DALLAS CONTRE DYNASTY

Ne perdons pas notre temps à comptabiliser les slogans à l’emporte-pièce, les invectives, les insultes, les propos xénophobes, les rodomontades et les calembours douteux dont Donald Trump inonde sa campagne pour les primaires républicaines à l’élection présidentielle américaine. On retiendra une seule saillie, qui résume tout :  » Je pourrais me poster au milieu de la 5e Avenue et tirer sur quelqu’un, je ne perdrais pas d’électeurs.  » En l’occurrence, ce n’est peut-être pas faux. Le milliardaire a choisi la stratégie du défoulement verbal extrême, qui, jusqu’ici, lui a largement profité. Ce faisant, il reprend avec une arrogance imperturbable l’un des pires travers de la vie politique aux Etats-Unis, maintes fois exploité par le passé (notamment par George Wallace, en 1968, contre Nixon).

Au pays inventeur du  » politically correct « , où un mot de trop peut vous valoir un procès assassin, Donald Trump dispose à l’avance d’une tribune grande ouverte. Le  » politiquement incorrect  » lui offre une rente, apparemment appréciée par l’électorat des classes moyennes, lassées du sentiment que les élites politiques et leur jargon ignorent superbement leurs difficultés quotidiennes. Et on aurait tort de voir derrière les supporteurs de Trump la société des Blancs déclassés, affolée par la montée ininterrompue du péril islamiste et par la concurrence asiatique ; en effet, beaucoup de Noirs trouvent aussi leur compte dans ce discours, qui repose essentiellement sur une idée convergente :  » Nous sommes des gagnants, pas des perdants.  » Trump représente un langage, pas un programme ; il incarne une réaction, pas une action : c’est ce qui le fait avancer, au terme du double mandat de Barack Obama, précisément caractérisé par une rhétorique très étudiée et une série d’inflexions – en matière de libéralisme économique (régulation financière, assurance maladie…), de politique étrangère (Iran, Cuba…), d’engagements militaires extérieurs (retrait d’Irak et partiellement d’Afghanistan, refus de s’impliquer davantage en Syrie…). Les odieuses incises et les provocations éhontées de Trump s’inscrivent dans les creux du bilan d’Obama et visent à provoquer la classe dominante, les intellectuels new-yorkais, les vedettes de Hollywood, tout en préservant les milieux d’argent, parés des vertus de la libre entreprise. L’audience que rencontre ce surcroît d’outrances renvoie à une Amérique taraudée par la mondialisation, qu’elle ne maîtrise plus du tout, et par la pluralité ethnique, notamment l’identité musulmane, qui heurte de front les principes fondateurs des Etats-Unis (In God we trust).

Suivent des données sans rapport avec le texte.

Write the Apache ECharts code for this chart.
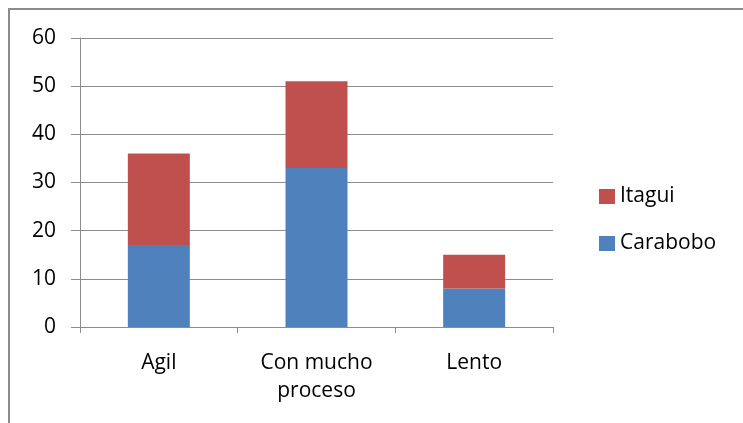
<!DOCTYPE html>
<html>
<head>
<meta charset="utf-8">
<style>
  html, body { margin: 0; padding: 0; background: #fff; }
  #chart { width: 743px; height: 423px; }
</style>
<script src="https://cdn.jsdelivr.net/npm/echarts@6/dist/echarts.min.js"></script>
</head>
<body>
<div id="chart"></div>
<script>
const categories = ['Agil', 'Con mucho\nproceso', 'Lento']
const carabobo = [17, 33, 8]
const itagui = [19, 18, 7]
const yTicks = { min: 0, max: 60, interval: 10 }

const chart = echarts.init(document.getElementById('chart'))
const font = 'Open Sans'
chart.setOption({
  animation: false,
  textStyle: { fontFamily: font },
  graphic: [{
    type: 'rect',
    shape: { x: 9, y: 9, width: 900, height: 600 },
    style: { fill: 'none', stroke: '#8c8c8c', lineWidth: 2 }
  }],
  legend: {
    orient: 'vertical',
    left: 594,
    top: 181,
    itemWidth: 16,
    itemHeight: 15,
    itemGap: 26,
    icon: 'rect',
    data: ['Itagui', 'Carabobo'],
    textStyle: { fontFamily: font, fontSize: 21, color: '#000' }
  },
  grid: { left: 80, right: 190, top: 38, bottom: 96 },
  xAxis: {
    type: 'category',
    data: categories,
    axisLine: { lineStyle: { color: '#8c8c8c', width: 1 } },
    axisTick: { show: true, length: 6, lineStyle: { color: '#8c8c8c' } },
    axisLabel: { color: '#000', fontSize: 21, lineHeight: 28, margin: 22, interval: 0 }
  },
  yAxis: {
    type: 'value',
    min: yTicks.min,
    max: yTicks.max,
    interval: yTicks.interval,
    axisLine: { show: true, lineStyle: { color: '#8c8c8c' } },
    axisTick: { show: true, length: 9, lineStyle: { color: '#8c8c8c' } },
    splitLine: { lineStyle: { color: '#8c8c8c' } },
    axisLabel: { color: '#000', fontSize: 21, margin: 24 }
  },
  series: [
    {
      name: 'Carabobo',
      type: 'bar',
      stack: 'total',
      barWidth: 62,
      data: carabobo,
      itemStyle: { color: '#4f81bd' }
    },
    {
      name: 'Itagui',
      type: 'bar',
      stack: 'total',
      barWidth: 62,
      data: itagui,
      itemStyle: { color: '#c0504d' }
    }
  ]
})
</script>
</body>
</html>
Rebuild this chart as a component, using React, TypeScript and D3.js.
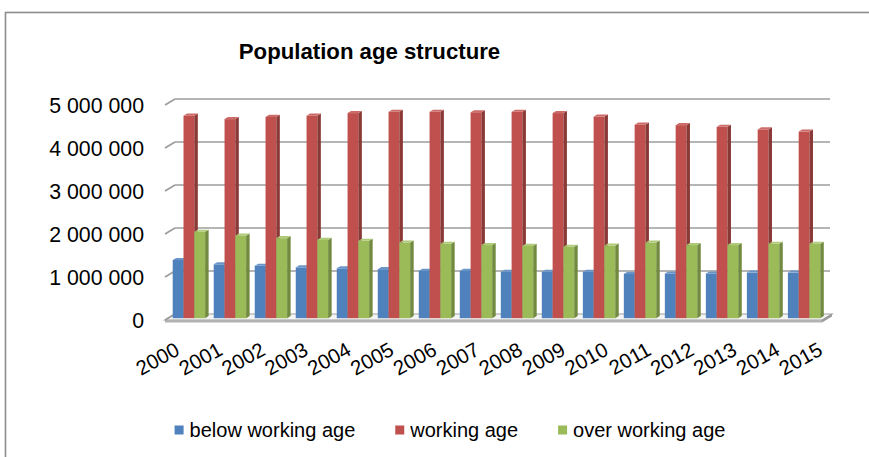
import React, { useEffect, useRef } from 'react';
import * as d3 from 'd3';

// values
const years = ['2000', '2001', '2002', '2003', '2004', '2005', '2006', '2007', '2008', '2009', '2010', '2011', '2012', '2013', '2014', '2015'];
const belowWorking = [1353000, 1253000, 1220000, 1180000, 1160000, 1140000, 1100000, 1100000, 1080000, 1080000, 1080000, 1030000, 1040000, 1040000, 1060000, 1060000];
const working = [4710000, 4630000, 4680000, 4710000, 4770000, 4800000, 4800000, 4790000, 4800000, 4770000, 4690000, 4500000, 4490000, 4450000, 4390000, 4340000];
const overWorking = [2010000, 1920000, 1860000, 1820000, 1800000, 1760000, 1730000, 1700000, 1680000, 1660000, 1690000, 1760000, 1700000, 1700000, 1730000, 1730000];
const seriesNames = ['below working age', 'working age', 'over working age'];
const yTicks = [0, 1000000, 2000000, 3000000, 4000000, 5000000];

const colors = [
  { front: '#4F81BD', side: '#3A6292', top: '#6A95C8' },
  { front: '#C0504D', side: '#8A3936', top: '#CC6B68' },
  { front: '#9BBB59', side: '#718A3F', top: '#AFCA78' },
];

const W = 869;
const H = 457;
const FONT = '"Liberation Sans", Arial, sans-serif';

const App: React.FC = () => {
  const svgRef = useRef<SVGSVGElement | null>(null);

  useEffect(() => {
    const svg = d3.select(svgRef.current);
    svg.selectAll('*').remove();

    const left = 165;
    const right = 822;
    const depth = { x: 10, y: -6 }; // 3d offset front -> back wall
    const barFrom = 0.3;
    const barTo = 0.65;

    const x = d3.scaleBand<string>()
      .domain(years)
      .range([left, right])
      .paddingInner(0.21)
      .paddingOuter(0.115);

    // category labels sit on the perspective front edge, a bit wider than the bars
    const xLabel = d3.scalePoint<string>().domain(years).range([181, 824]);

    const y = d3.scaleLinear().domain([0, 5000000]).range([320, 105]);

    const series = [belowWorking, working, overWorking];

    // chart frame
    svg.append('rect')
      .attr('x', 5.5).attr('y', 12.5)
      .attr('width', 2000).attr('height', 2000)
      .attr('fill', 'none')
      .attr('stroke', '#8c8c8c')
      .attr('stroke-width', 1.6);

    // title
    svg.append('text')
      .attr('x', 369.5).attr('y', 59)
      .attr('text-anchor', 'middle')
      .attr('font-family', FONT)
      .attr('font-weight', 'bold')
      .attr('font-size', 22.2)
      .attr('fill', '#000')
      .text('Population age structure');

    // floor
    const y0 = y(0);
    svg.append('polygon')
      .attr('points', [[left, y0], [right, y0], [right + depth.x, y0 + depth.y], [left + depth.x, y0 + depth.y]].join(' '))
      .attr('fill', '#f4f4f4')
      .attr('stroke', '#a0a0a0')
      .attr('stroke-width', 1.2);
    svg.append('polygon')
      .attr('points', [[left, y0], [right, y0], [right, y0 + 2.5], [left, y0 + 2.5]].join(' '))
      .attr('fill', '#b2b2b2');
    svg.append('polygon')
      .attr('points', [[right, y0], [right + depth.x, y0 + depth.y], [right + depth.x, y0 + depth.y + 2.5], [right, y0 + 2.5]].join(' '))
      .attr('fill', '#9a9a9a');

    // back wall gridlines + side wall diagonals
    const grid = svg.append('g').attr('stroke', '#9c9c9c').attr('stroke-width', 1.6).attr('fill', 'none');
    yTicks.forEach(t => {
      if (t > 0) {
        grid.append('line')
          .attr('x1', left + depth.x).attr('x2', right + depth.x - 2)
          .attr('y1', y(t) + depth.y).attr('y2', y(t) + depth.y);
      }
      grid.append('line')
        .attr('x1', left).attr('y1', y(t))
        .attr('x2', left + depth.x).attr('y2', y(t) + depth.y);
    });

    // y labels
    svg.append('g')
      .selectAll('text')
      .data(yTicks)
      .enter()
      .append('text')
      .attr('x', 144)
      .attr('y', d => y(d))
      .attr('dy', '0.36em')
      .attr('text-anchor', 'end')
      .attr('font-family', FONT)
      .attr('font-size', 21.3)
      .attr('fill', '#000')
      .text(d => d3.format(',')(d).replace(/,/g, ' '));

    // bars
    const bw = x.bandwidth() / 3;
    const fx = depth.x * barFrom;
    const fy = depth.y * barFrom;
    const dx = depth.x * (barTo - barFrom);
    const dy = depth.y * (barTo - barFrom);
    const bars = svg.append('g');
    years.forEach((yr, i) => {
      series.forEach((vals, s) => {
        const x0 = (x(yr) || 0) + s * bw + fx;
        const yt = y(vals[i]) + fy;
        const yb = y(0) + fy;
        const c = colors[s];
        bars.append('rect')
          .attr('x', x0).attr('y', yt)
          .attr('width', bw).attr('height', yb - yt)
          .attr('fill', c.front);
        bars.append('polygon')
          .attr('points', [[x0 + bw, yt], [x0 + bw + dx, yt + dy], [x0 + bw + dx, yb + dy], [x0 + bw, yb]].join(' '))
          .attr('fill', c.side);
        bars.append('polygon')
          .attr('points', [[x0, yt], [x0 + dx, yt + dy], [x0 + bw + dx, yt + dy], [x0 + bw, yt]].join(' '))
          .attr('fill', c.top);
      });
    });

    // x labels
    svg.append('g')
      .selectAll('text')
      .data(years)
      .enter()
      .append('text')
      .attr('transform', d => `translate(${xLabel(d)}, 354) rotate(-29)`)
      .attr('text-anchor', 'end')
      .attr('font-family', FONT)
      .attr('font-size', 20.5)
      .attr('fill', '#000')
      .text(d => d);

    // legend
    const legend = svg.append('g');
    const items = seriesNames.map((name, s) => {
      const g = legend.append('g');
      g.append('rect')
        .attr('x', 0).attr('y', -4.5)
        .attr('width', 9).attr('height', 9)
        .attr('fill', colors[s].front);
      const t = g.append('text')
        .attr('x', 15).attr('y', 0)
        .attr('dy', '0.36em')
        .attr('font-family', FONT)
        .attr('font-size', 20)
        .attr('fill', '#000')
        .text(name);
      const w = 15 + ((t.node() as SVGTextElement).getComputedTextLength());
      return { g, w };
    });
    const gap = 40;
    const total = d3.sum(items, d => d.w) + gap * (items.length - 1);
    let cx = 450 - total / 2;
    items.forEach(it => {
      it.g.attr('transform', `translate(${cx}, 430)`);
      cx += it.w + gap;
    });
  }, []);

  return (
    <>
      <style>{'body{margin:0;background:#fff}'}</style>
      <svg ref={svgRef} width={W} height={H} style={{ display: 'block', background: '#fff' }} />
    </>
  );
};

export default App;
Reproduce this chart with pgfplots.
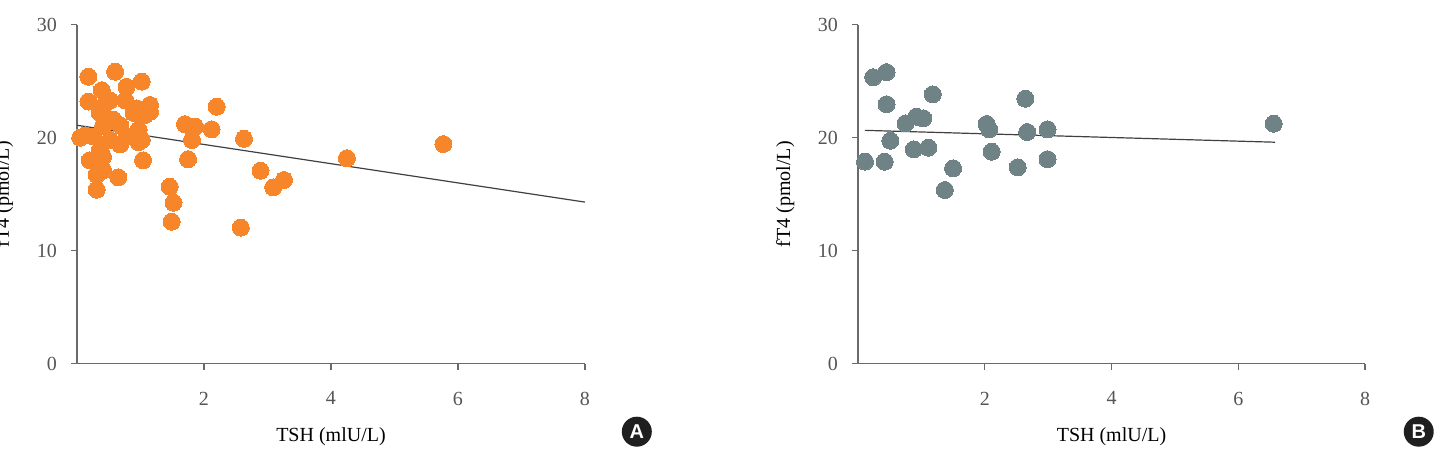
\documentclass[border=0pt]{standalone}
\usepackage{fontspec}
\setmainfont{Liberation Serif}
\setsansfont{Liberation Sans}
\usepackage{pgfplots}
\pgfplotsset{compat=1.18}
\definecolor{orA}{HTML}{F7862A}
\definecolor{grB}{HTML}{6F8285}
\definecolor{axg}{HTML}{6A6A6A}
\definecolor{txg}{HTML}{555555}
\definecolor{regl}{HTML}{404040}

\pgfplotsset{panel/.style={
  scale only axis, height=169.5pt,
  xmin=0, xmax=8, ymin=0, ymax=30,
  axis lines*=left,
  axis line style={axg, line width=0.6pt},
  xtick={2,4,6,8}, ytick={0,10,20,30},
  tick align=outside, major tick length=3pt,
  tick style={axg, line width=0.6pt},
  ticklabel style={font=\fontsize{10}{12}\selectfont, text=txg},
  xticklabel style={yshift=-7.5pt},
  yticklabel style={xshift=-3.5pt},
  /pgf/number format/assume math mode=true,
  clip=false,
  xlabel={TSH (mlU/L)}, ylabel={fT4 (pmol/L)},
  label style={font=\fontsize{11.5}{13}\selectfont, text=txg},
  every axis x label/.style={at={(axis description cs:0.5,-0.2153)}, anchor=center},
  every axis y label/.style={at={(axis description cs:-0.1437,0.5)}, anchor=center, rotate=90},
  anchor=south west,
}}

\begin{document}
\begin{tikzpicture}
\begin{axis}[panel, width=254pt, at={(38.5pt,47.15pt)}]
\addplot[orA, only marks, mark=*, mark size=4.25pt, mark options={draw=orA, fill=orA, line width=0pt}] coordinates {
(0.18,25.4) (0.60,25.84) (1.02,24.96) (0.39,24.2) (0.78,24.5) (0.18,23.2) (0.52,23.3)
(0.94,22.6) (1.15,22.9) (1.07,22.0) (0.89,22.2) (0.36,22.2) (0.13,20.2) (0.05,20.0)
(0.41,21.0) (0.52,19.8) (0.97,20.7) (0.97,19.6) (0.78,20.1) (0.26,20.1) (1.04,18.0)
(0.20,18.0) (0.41,18.3) (0.31,16.7) (0.65,16.5) (0.41,17.1) (0.31,15.4) (1.15,22.3)
(1.02,19.8) (0.57,21.6) (0.68,19.4) (0.36,18.9) (0.68,21.1) (0.44,23.0) (0.76,23.3)
(2.20,22.74) (1.70,21.2) (1.86,20.97) (2.12,20.74) (1.81,19.8) (2.63,19.9) (1.75,18.1)
(1.46,15.66) (1.52,14.25) (1.49,12.57) (2.89,17.08) (3.26,16.26) (3.09,15.6) (2.58,12.04)
(4.25,18.18) (5.77,19.44)
};
\addplot[regl, line width=0.6pt] coordinates {(0,21.1) (8,14.3)};
\node[circle, fill=black!88, text=white, inner sep=0pt, minimum size=15pt,
  font=\sffamily\bfseries\fontsize{10}{12}\selectfont] at (axis description cs:1.102,-0.2006) {A};
\end{axis}

\begin{axis}[panel, width=253.5pt, at={(429pt,47.15pt)}]
\addplot[grB, only marks, mark=*, mark size=4.25pt, mark options={draw=grB, fill=grB, line width=0pt}] coordinates {
(0.24,25.35) (0.45,25.8) (0.45,22.96) (1.18,23.84) (0.75,21.27) (0.92,21.86) (1.03,21.72)
(0.51,19.73) (0.88,18.97) (1.11,19.12) (0.11,17.88) (0.42,17.88) (1.50,17.29) (1.37,15.37)
(2.03,21.21) (2.07,20.74) (2.11,18.76) (2.64,23.45) (2.67,20.5) (2.52,17.38) (2.99,20.74)
(2.99,18.09) (6.56,21.24)
};
\addplot[regl, line width=0.6pt] coordinates {(0.11,20.65) (6.58,19.6)};
\node[circle, fill=black!88, text=white, inner sep=0pt, minimum size=15pt,
  font=\sffamily\bfseries\fontsize{10}{12}\selectfont] at (axis description cs:1.106,-0.2006) {B};
\end{axis}
\pgfresetboundingbox
\path[use as bounding box] (0,0) rectangle (724.5pt,229pt);
\end{tikzpicture}
\end{document}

A maints égards, l’indécence du milliardaire aux airs de  » JR  » – dont le succès final en tant que candidat des républicains passe encore par un certain nombre d’épreuves – est un indice de l’appauvrissement économique du pays. De son appauvrissement politique également. Car les challengers de Donald Trump présentent des pedigrees qu’il lui est facile de vilipender : ils démontrent la persistance navrante du phénomène dynastique au sommet du pouvoir. Chez les républicains, Jeb Bush, deuxième fils de George H. W. Bush et frère du prédécesseur d’Obama, George W. Bush, est si peu efficace dans le bas de gamme, malgré de louables efforts télévisés d’un niveau remarquablement consternant, qu’il tend le micro à Trump et s’effondre dans les sondages. Parmi les démocrates, la figure hégémonique de Hillary Clinton présente toutes les caractéristiques de l’establishment, tant critiqué : elle devra assumer l’action d’Obama, dont elle fut partie prenante, et s’en distancier. Certes, elle sait faire… Restent les nouveaux profils, massés du côté républicain, susceptibles d’incarner une Amérique qui continue d’avancer. A condition de ne pas en attendre un renouveau conceptuel. A ce titre, Marco Rubio, d’origine cubaine, sénateur de Floride, fils de femme de ménage, retient l’intérêt. Mais c’est un  » jeune vieux « . L’autre visage, celui de Ted Cruz, également d’origine hispanique, sénateur du Texas, est celui d’un populiste talentueux, passé par Princeton et Harvard. Mais c’est un  » ultra « . Ce sera le meilleur argument des démocrates : l’Amérique de 2016 cherche encore sa droite.